Award-winning pathologist Professor Andrew Wyllie has died after a long illness.
The father-of-three was part of a team of researchers at the University of Aberdeen who discovered ‘apoptosis’ – the process of cell death. Their seminal work has been credited with ‘opening a new field of study’.
Andrew Wyllie graduated in medicine and science from Aberdeen University in 1975, he became a Fellow of St John’s in 1998, he was a Fellow of the Royal Society, the Royal Society of Edinburgh, the Academy of Medical Science and the Royal College of Pathologists.
His research focused largely on an internally programmed process of cell death that – with his senior colleagues John Kerr and Alastair Currie – he named apoptosis. Apoptosis is used during early development to eliminate unwanted cells; for example, those between the fingers of a developing hand. In adults, apoptosis is used to rid the body of cells that have been damaged beyond repair.
Apoptosis also plays a critical role in preventing cancer. If apoptosis is for some reason prevented, it can lead to uncontrolled cell division and the subsequent development of a tumour. In Greek, apoptosis translates to the 'falling off' of leaves from a tree.
Professor Steve Edgley, President of St John’s College, Director of Studies in Preclinical Medicine and Professor in Sensorimotor Neuroscience, paid tribute to Professor Wyllie. He said: “His work helped to open a new field of study with wide significance in biology and medicine, including particular relevance to cancer. His papers have been cited thousands of times.
“Andrew was always very student-focused at St John’s and was best known for discovering, with others, a fundamental everyday phenomenon – apoptosis. Apoptosis also plays a critical role in preventing cancer. If apoptosis is for some reason prevented, it can lead to uncontrolled cell division and the subsequent development of a tumour. He won various illustrious awards, and his contribution to science and to scholarship will not be forgotten.”
“Apoptosis also plays a critical role in preventing cancer. If apoptosis is prevented, it can lead to uncontrolled cell division and the subsequent development of a tumour”
For many years, neither 'apoptosis' nor 'programmed cell death' was a highly cited term.

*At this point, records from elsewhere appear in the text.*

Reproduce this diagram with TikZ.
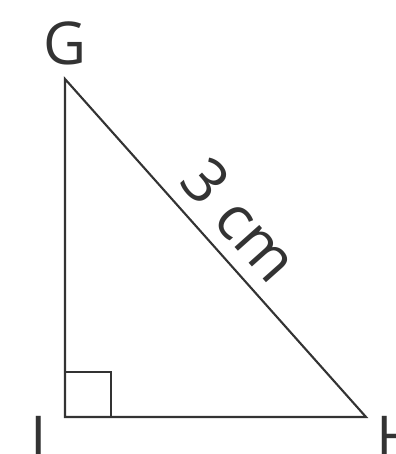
\documentclass[tikz,border=0pt]{standalone}
\usepackage{fontspec}
\setmainfont{Open Sans}
\usetikzlibrary{positioning,calc}

\begin{document}
\begin{tikzpicture}[x=0.025cm, y=-0.025cm]

\tikzset{
  side/.style={draw=black!80, line width=1.5pt, line join=miter},
  vlabel/.style={inner sep=0pt, font=\fontsize{42}{48}\selectfont, text=black!80},
  mlabel/.style={font=\fontsize{44}{50}\selectfont, text=black!80, inner sep=10pt}
}

\useasboundingbox (0,0) rectangle (395,454);

% ==========================
% Vertices
% ==========================
\coordinate (G) at (65,79);
\coordinate (I) at (65,417);
\coordinate (H) at (366,417);

% ==========================
% Triangle + right angle mark
% ==========================
\draw[side] (G) -- (I) -- (H) -- cycle;
\path (G) -- (H) node[mlabel, pos=0.49, sloped, above] (hyp) {3 cm};
\draw[side] ($(I)+(0,-45)$) -- ++(46,0) -- ++(0,45);

% Labels
\node[vlabel, anchor=base] (labG) at (65,64) {G};
\node[vlabel, anchor=base west] (labI) at (30.5,458) {I};
\node[vlabel, anchor=base west] (labH) at (376.5,458) {H};

\end{tikzpicture}
\end{document}
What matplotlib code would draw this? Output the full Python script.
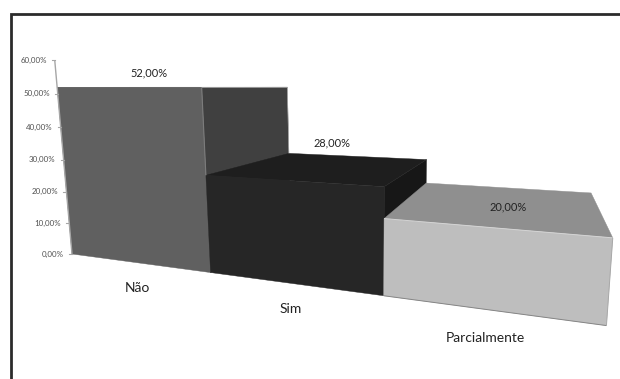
import numpy as np
import matplotlib
matplotlib.use('Agg')
import matplotlib.pyplot as plt
from matplotlib.patches import Polygon

plt.rcParams['font.family'] = ['Lato', 'DejaVu Sans']

categorias = ['Não', 'Sim', 'Parcialmente']
valores = [52.0, 28.0, 20.0]
ticks = [0, 10, 20, 30, 40, 50, 60]

cor_frente = ['#606060', '#262626', '#bebebe']
cor_lado = ['#404040', '#171717', '#8f8f8f']
cor_topo = ['#808080', '#1e1e1e', '#8f8f8f']

# perspective of the chart box, columns are category, value, depth, origin
cam = np.array([
    [-0.1 * -1175, -0.000913 * 370, 0.289 * 540, 72],
    [-0.1 * 87, -0.000913 * 3600, 0.289 * 87, 254],
    [-0.1, -0.000913, 0.289, 1],
])


def proj(u, v, d=0):
    p = cam @ np.array([u, v, d, 1.0])
    return p[0] / p[2], p[1] / p[2]


def fmt(v):
    return f'{v:.2f}'.replace('.', ',') + '%'


def face(pts, cor):
    # same colour edge closes the seams between neighbouring faces
    ax.add_patch(Polygon(pts, fc=cor, ec=cor, lw=0.3))


def aresta(a, b, cor, lw=0.7):
    ax.plot(*zip(a, b), color=cor, lw=lw, solid_capstyle='butt')


fig = plt.figure(figsize=(6.2, 3.79), dpi=100)
ax = fig.add_axes([0, 0, 1, 1])
ax.set_xlim(0, 620)
ax.set_ylim(379, 0)
ax.axis('off')

# frame around the chart
ax.plot([11.3, 11.3, 620], [379, 13.7, 13.7], color='#2b2b2b', lw=2, solid_joinstyle='miter')

# value axis
aresta(proj(0, 0), proj(0, 60), '#a6a6a6', 1)
for t in ticks:
    x, y = proj(0, t)
    ax.plot([x - 3, x], [y, y], color='#a6a6a6', lw=0.8)
    ax.text(x - 8, y, fmt(t), ha='right', va='center', fontsize=5.7, color='#505050')

# bars from back to front, sides first
for i, v in enumerate(valores):
    if i < 2:
        face([proj(i + 1, 0), proj(i + 1, v), proj(i + 1, v, 1), proj(i + 1, 0, 1)], cor_lado[i])
    face([proj(i, v), proj(i + 1, v), proj(i + 1, v, 1), proj(i, v, 1)], cor_topo[i])
for i, v in enumerate(valores):
    face([proj(i, 0), proj(i + 1, 0), proj(i + 1, v), proj(i, v)], cor_frente[i])

# lit and shaded edges
aresta(proj(1, 28), proj(1, 52), '#7c7c7c', 0.8)
aresta(proj(1, 52), proj(1, 52, 1), '#b4b4b4', 0.4)
aresta(proj(1, 28, 1), proj(1, 52, 1), '#c4c4c4', 0.4)
aresta(proj(2, 20), proj(3, 20), '#d4d4d4', 0.7)
aresta(proj(2, 0), proj(3, 0), '#858585', 0.7)
aresta(proj(3, 0), proj(3, 20), '#a8a8a8', 0.7)

# value and category labels
pos_valor = [(149, 73), (332, 143), (508.5, 207)]
pos_cat = [(137, 288), (291, 309), (485.5, 338)]
for i in range(3):
    ax.text(pos_valor[i][0], pos_valor[i][1], fmt(valores[i]), ha='center', va='center',
            fontsize=7.9, color='#222222')
    ax.text(pos_cat[i][0], pos_cat[i][1], categorias[i], ha='center', va='center',
            fontsize=10, color='#222222')

fig.savefig('out.png', dpi=100)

Two discoveries brought cell death from obscurity to a major field of research: identification of components of the cell death control and effector mechanisms, and linkage of abnormalities in cell death to human disease, in particular cancer.
In 2011 Professor Wyllie retired from the Chair in Pathology at Cambridge, which he had occupied since 1998. He was a Supervisor in Pathology at St John’s from 1999 to 2008 and continued to be a Fellow in Pathology until 2011. He was an Honorary Consultant at Addenbrooke’s Hospital in Cambridge.
Some of the awards he received during his career include: Nature Biotechnology, Miami, 2001 Special Achievement Award, Swedish Pharmaceutical Congress Scheele Award, 2001, Gairdner Foundation International Award, 1999, William Bate Hardy Prize, Cambridge Philosophical Society and the Hans Bloemendal Award, University of Nijmegen, 1996.
Professor Wyllie died at home on Thursday 26 May 2022. He is survived by his wife, three children and grandson. His funeral will take place on 14 June at 2pm at Willingham Baptist Church. Family flowers only. Donations made payable to 'Tools with a Mission UK' may be sent c/o F W Cook Funeral Service, 49 Church Street, Willingham, Cambs, CB24 5HS.